A glitch. That’s what they’re saying brought down the world’s third-largest market for an entire trading day this morning in Japan. However, the exact root of the problem has yet to be determined, and they’re hoping that trading will resume Friday morning.
The Tokyo Stock Exchange generally puts out more than $10 billion worth of turnover on a daily basis, so you can bet there’re a lot of smart people working it out now.
This would usually be a great place to say some shtick like “bitcoin never has glitches,” but first of all we’ve seen plenty of cryptonetic glitches lately, especially in the world of DeFi and secondly, today might not be the best day to highlight bitcoin’s resistance to negative news.
Let’s be clear here. BitMEX is an illegal casino whose executives are frequently caught bragging about ripping off their customers.
No doubt, the authorities have been on them for a long time, just looking for something that’ll stick, almost like how they got Al Capone on tax evasion.
It’s not his only crime, but it’s the only one the cops were able to prove in the court of law and put the monster away.
It’s interesting though to think about how this event might influence such a small market. Unlike the infamous hack on the Japanese Mt. Gox in 2013 that crashed the price of bitcoin for several years, BitMEX has very little dominance over the market.
We see prices have dipped in the first few hours of pandemonium, but today’s red candlestick (last candle to the right) seems rather small on the long-term charts.
Now, we find ourselves exactly in the middle of the range (yellow lines) we highlighted a few days ago and resting almost exactly on the average price of the last 100 days (red line = 100DMA).
So no, the short-term price action isn’t spectacular. What’s interesting is the dynamic going forward.
We’ll only really see tomorrow or the next day whether there was any spike in transactions on the Bitcoin blockchain, but from what I see volume on exchanges is actually going down.
Now, nobody knows the future, but what might very well be happening at present is that traders are simply taking their coins off the main exchanges, utilizing one of Bitcoin’s key perks, self-custody.
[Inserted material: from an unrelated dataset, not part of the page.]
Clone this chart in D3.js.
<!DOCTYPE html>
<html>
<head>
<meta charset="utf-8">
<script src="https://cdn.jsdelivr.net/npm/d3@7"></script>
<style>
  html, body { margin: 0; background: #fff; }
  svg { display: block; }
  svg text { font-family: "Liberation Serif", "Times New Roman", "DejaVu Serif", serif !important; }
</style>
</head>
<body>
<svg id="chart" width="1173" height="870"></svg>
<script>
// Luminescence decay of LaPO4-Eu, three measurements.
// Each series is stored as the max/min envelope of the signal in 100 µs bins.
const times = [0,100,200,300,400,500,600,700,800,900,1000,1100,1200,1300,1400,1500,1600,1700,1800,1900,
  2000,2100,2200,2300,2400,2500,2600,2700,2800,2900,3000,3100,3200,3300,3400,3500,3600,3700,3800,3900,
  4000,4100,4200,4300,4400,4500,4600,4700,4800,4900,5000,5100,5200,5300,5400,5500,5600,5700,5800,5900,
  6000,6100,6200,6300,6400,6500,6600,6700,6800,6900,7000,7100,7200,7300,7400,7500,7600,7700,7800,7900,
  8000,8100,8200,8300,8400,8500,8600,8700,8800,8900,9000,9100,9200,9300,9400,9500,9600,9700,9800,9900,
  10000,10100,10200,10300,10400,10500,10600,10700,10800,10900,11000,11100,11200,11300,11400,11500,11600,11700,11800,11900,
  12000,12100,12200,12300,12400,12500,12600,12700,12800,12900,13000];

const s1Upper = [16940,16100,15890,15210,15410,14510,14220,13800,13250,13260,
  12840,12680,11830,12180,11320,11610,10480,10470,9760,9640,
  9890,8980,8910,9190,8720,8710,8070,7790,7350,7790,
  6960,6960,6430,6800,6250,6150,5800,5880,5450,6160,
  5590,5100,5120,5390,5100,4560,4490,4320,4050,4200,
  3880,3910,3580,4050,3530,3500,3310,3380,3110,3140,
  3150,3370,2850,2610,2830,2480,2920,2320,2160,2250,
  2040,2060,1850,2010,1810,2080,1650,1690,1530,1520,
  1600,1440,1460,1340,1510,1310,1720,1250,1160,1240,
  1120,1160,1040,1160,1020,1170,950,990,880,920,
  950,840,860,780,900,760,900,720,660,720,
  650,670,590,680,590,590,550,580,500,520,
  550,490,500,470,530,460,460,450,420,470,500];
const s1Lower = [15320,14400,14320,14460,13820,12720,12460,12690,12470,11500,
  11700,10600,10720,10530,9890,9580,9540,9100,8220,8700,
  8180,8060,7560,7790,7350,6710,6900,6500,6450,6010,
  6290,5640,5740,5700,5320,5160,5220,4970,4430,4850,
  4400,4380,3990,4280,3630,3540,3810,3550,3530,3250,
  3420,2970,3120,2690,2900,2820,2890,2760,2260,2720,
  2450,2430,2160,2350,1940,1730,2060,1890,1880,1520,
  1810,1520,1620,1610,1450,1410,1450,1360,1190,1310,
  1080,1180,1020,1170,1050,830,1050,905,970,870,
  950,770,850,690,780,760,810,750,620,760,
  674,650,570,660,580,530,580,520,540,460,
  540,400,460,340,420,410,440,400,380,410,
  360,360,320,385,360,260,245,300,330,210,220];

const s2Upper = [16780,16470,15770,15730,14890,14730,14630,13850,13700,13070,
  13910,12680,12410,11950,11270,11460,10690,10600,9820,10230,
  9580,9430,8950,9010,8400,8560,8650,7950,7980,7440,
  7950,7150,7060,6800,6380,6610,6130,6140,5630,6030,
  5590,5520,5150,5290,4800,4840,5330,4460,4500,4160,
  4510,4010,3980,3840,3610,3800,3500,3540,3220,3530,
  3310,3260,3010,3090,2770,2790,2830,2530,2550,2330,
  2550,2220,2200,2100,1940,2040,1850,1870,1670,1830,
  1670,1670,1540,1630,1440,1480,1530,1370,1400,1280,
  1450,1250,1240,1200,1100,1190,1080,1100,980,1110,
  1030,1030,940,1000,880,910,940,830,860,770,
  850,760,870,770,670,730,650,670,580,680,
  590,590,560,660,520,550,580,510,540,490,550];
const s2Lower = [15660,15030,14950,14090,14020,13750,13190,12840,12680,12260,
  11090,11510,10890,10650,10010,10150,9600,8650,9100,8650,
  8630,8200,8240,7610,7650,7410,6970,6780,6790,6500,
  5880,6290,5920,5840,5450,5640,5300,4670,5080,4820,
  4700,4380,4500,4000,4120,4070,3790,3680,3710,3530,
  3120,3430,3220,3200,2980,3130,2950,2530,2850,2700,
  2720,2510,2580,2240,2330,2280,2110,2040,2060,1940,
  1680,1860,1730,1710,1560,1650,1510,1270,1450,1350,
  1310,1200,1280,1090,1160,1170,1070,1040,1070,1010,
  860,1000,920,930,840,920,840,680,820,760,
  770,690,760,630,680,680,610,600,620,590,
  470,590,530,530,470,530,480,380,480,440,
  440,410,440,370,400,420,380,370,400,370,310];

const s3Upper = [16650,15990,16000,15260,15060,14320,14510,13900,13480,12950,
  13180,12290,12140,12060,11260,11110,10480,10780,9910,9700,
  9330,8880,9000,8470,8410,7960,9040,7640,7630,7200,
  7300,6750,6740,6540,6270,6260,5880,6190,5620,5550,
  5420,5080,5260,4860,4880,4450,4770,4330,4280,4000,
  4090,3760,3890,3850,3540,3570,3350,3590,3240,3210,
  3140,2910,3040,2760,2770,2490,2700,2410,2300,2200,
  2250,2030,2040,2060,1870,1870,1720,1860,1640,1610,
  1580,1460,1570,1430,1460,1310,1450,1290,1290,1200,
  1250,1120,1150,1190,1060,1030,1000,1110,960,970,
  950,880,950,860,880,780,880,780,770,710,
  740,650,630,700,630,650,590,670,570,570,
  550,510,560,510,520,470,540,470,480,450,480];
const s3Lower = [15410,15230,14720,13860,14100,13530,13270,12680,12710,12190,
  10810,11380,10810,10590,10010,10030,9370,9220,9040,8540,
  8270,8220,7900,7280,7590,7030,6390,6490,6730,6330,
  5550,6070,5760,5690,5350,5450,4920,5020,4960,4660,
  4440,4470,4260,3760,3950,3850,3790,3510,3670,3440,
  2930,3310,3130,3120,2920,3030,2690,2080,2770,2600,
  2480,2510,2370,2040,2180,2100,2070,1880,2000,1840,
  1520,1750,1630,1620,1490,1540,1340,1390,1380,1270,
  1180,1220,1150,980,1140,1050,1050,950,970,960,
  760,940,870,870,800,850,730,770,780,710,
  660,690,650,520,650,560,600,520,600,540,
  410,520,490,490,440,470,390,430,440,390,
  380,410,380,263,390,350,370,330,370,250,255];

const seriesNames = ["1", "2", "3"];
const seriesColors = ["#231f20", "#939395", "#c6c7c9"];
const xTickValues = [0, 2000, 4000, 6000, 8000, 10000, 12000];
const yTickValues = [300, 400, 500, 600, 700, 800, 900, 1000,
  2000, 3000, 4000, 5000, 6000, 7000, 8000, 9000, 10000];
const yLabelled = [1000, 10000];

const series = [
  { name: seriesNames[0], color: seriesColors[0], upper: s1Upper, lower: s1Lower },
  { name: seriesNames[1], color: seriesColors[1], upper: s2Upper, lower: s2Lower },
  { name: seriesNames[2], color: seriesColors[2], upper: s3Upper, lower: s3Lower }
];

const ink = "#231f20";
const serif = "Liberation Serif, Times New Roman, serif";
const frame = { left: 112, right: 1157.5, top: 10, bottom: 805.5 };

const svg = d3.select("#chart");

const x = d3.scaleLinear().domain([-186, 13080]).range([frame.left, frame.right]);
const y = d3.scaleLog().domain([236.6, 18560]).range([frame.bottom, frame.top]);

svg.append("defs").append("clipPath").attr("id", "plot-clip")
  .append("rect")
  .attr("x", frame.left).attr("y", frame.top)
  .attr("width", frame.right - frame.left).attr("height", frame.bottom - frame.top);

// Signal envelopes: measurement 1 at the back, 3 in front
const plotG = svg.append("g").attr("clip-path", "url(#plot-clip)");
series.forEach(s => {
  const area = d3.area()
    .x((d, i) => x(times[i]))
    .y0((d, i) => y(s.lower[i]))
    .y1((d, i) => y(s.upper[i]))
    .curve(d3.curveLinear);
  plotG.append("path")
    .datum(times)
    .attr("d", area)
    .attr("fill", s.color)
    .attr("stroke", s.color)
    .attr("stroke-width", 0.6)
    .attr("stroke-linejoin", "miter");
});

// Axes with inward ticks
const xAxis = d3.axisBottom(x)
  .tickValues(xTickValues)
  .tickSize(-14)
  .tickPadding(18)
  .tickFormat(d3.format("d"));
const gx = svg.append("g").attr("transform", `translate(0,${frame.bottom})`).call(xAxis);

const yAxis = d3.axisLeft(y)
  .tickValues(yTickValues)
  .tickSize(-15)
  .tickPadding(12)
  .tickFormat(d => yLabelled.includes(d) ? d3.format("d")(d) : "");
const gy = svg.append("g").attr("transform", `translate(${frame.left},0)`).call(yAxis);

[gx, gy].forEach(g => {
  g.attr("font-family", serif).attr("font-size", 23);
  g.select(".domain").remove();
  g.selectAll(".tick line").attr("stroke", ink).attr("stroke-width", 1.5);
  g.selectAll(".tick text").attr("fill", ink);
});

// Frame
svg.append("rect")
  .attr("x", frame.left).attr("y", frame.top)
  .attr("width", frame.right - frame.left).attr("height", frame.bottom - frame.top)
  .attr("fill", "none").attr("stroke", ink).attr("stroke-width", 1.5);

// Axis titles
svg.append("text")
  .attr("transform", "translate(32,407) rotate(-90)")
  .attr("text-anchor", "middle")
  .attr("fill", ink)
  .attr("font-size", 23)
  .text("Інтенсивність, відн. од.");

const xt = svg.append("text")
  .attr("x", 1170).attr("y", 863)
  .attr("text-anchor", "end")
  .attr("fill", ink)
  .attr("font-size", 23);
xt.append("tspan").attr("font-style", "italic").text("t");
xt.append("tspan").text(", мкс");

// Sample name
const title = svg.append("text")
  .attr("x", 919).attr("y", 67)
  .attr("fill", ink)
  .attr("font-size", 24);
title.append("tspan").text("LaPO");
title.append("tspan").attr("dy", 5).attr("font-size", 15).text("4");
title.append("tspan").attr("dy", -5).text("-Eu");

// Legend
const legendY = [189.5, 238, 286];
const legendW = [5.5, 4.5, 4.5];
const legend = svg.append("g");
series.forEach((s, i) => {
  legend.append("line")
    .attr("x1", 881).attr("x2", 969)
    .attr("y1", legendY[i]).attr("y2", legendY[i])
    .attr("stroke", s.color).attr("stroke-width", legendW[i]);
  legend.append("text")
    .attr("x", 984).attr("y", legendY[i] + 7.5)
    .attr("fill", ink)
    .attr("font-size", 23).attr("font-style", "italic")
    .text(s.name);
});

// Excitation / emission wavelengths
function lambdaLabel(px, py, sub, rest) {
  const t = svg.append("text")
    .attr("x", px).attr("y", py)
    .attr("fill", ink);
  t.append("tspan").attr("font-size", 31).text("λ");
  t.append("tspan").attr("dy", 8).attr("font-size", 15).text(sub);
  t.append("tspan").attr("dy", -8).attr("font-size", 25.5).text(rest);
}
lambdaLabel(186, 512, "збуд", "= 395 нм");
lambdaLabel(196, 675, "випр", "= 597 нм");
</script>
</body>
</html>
This feature comes in especially handy when there is any fear surrounding the integrity of centralized market makers, as is the case today. After all, BitMEX is probably not the only unregulated exchange out there with similar AML (anti money laundering) standards, or lack thereof.
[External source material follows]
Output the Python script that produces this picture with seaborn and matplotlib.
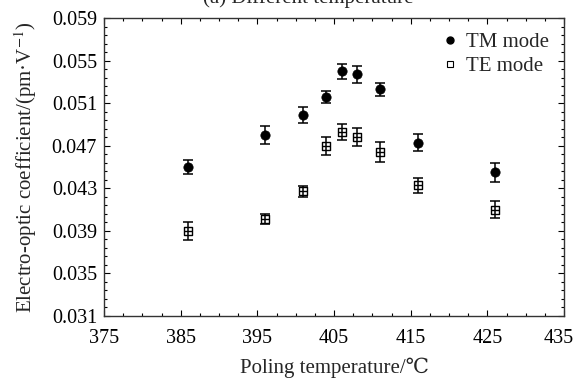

So, if this is indeed the case, the reduced trading activity and reserves of the largest market participants over the next few days could actually serve to reduce the overall liquidity that’s available in the market.
There will only ever be 21 million units of bitcoin in the world, and we’ve seen many times how bitcoin tends to react when there’s too few available, especially when you have a slew of happy traders on social media screaming “buy the dip.”